## YOUR OBJECTIVE
Quote every line below exactly and skip any picture.

── COLLECTED MATERIAL ──

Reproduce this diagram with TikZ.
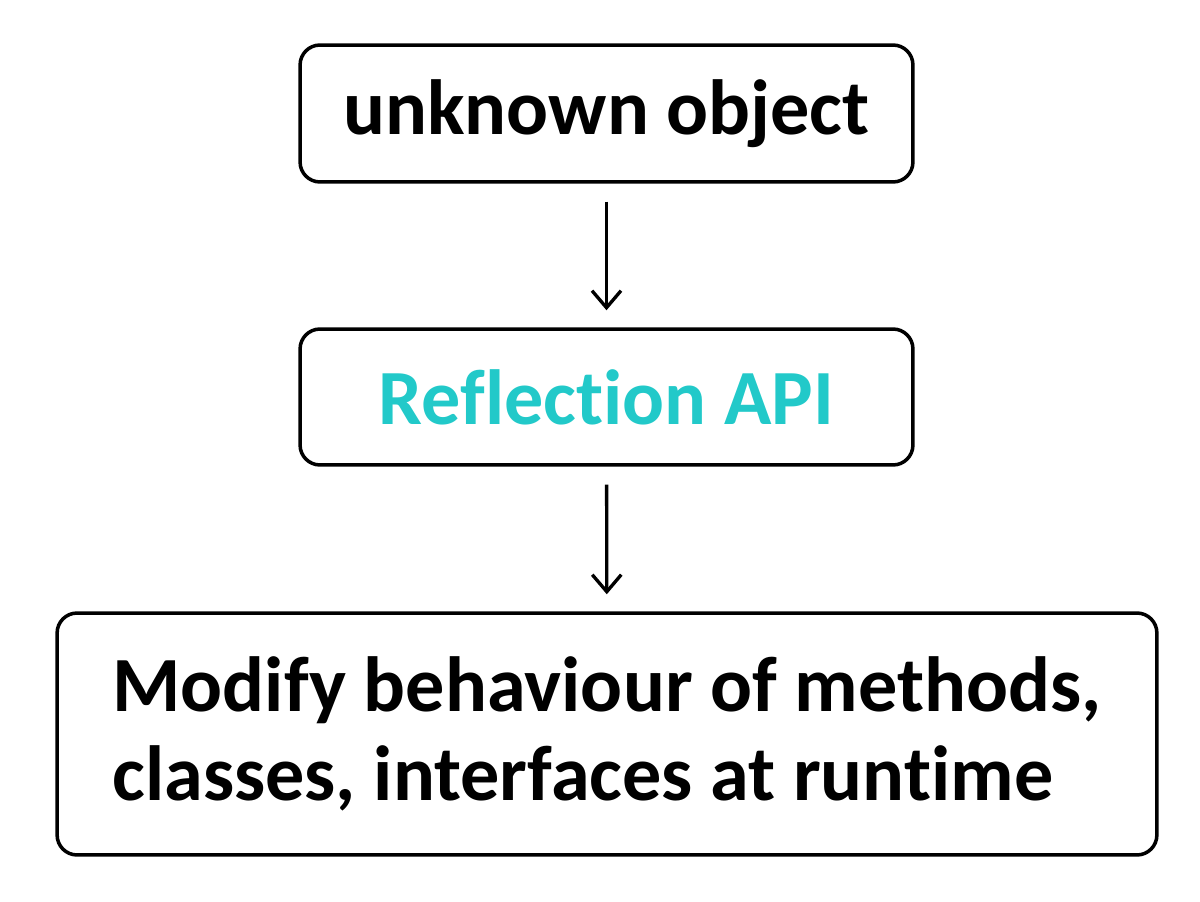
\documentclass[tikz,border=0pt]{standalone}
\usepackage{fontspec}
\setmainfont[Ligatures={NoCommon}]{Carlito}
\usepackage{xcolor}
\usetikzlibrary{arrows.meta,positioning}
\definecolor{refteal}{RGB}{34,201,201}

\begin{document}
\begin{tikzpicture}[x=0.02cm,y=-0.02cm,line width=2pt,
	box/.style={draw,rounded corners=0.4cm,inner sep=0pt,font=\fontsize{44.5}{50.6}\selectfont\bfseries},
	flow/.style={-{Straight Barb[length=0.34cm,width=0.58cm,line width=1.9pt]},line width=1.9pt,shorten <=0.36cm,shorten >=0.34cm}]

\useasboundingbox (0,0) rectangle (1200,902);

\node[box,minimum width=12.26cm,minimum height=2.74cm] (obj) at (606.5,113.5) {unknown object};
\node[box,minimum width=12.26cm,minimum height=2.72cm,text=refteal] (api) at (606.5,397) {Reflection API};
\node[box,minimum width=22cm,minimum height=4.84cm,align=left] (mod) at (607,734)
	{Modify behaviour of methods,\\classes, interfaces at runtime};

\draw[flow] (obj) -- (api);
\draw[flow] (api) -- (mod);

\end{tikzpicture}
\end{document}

───

## SOLUTION TO THIS TASK
Reproduce this diagram with TikZ.
\documentclass[tikz,border=0pt]{standalone}
\usepackage{fontspec}
\setmainfont[Ligatures={NoCommon}]{Carlito}
\usepackage{xcolor}
\usetikzlibrary{arrows.meta,positioning}
\definecolor{refteal}{RGB}{34,201,201}

\begin{document}
\begin{tikzpicture}[x=0.02cm,y=-0.02cm,line width=2pt,
	box/.style={draw,rounded corners=0.4cm,inner sep=0pt,font=\fontsize{44.5}{50.6}\selectfont\bfseries},
	flow/.style={-{Straight Barb[length=0.34cm,width=0.58cm,line width=1.9pt]},line width=1.9pt,shorten <=0.36cm,shorten >=0.34cm}]

\useasboundingbox (0,0) rectangle (1200,902);

\node[box,minimum width=12.26cm,minimum height=2.74cm] (obj) at (606.5,113.5) {unknown object};
\node[box,minimum width=12.26cm,minimum height=2.72cm,text=refteal] (api) at (606.5,397) {Reflection API};
\node[box,minimum width=22cm,minimum height=4.84cm,align=left] (mod) at (607,734)
	{Modify behaviour of methods,\\classes, interfaces at runtime};

\draw[flow] (obj) -- (api);
\draw[flow] (api) -- (mod);

\end{tikzpicture}
\end{document}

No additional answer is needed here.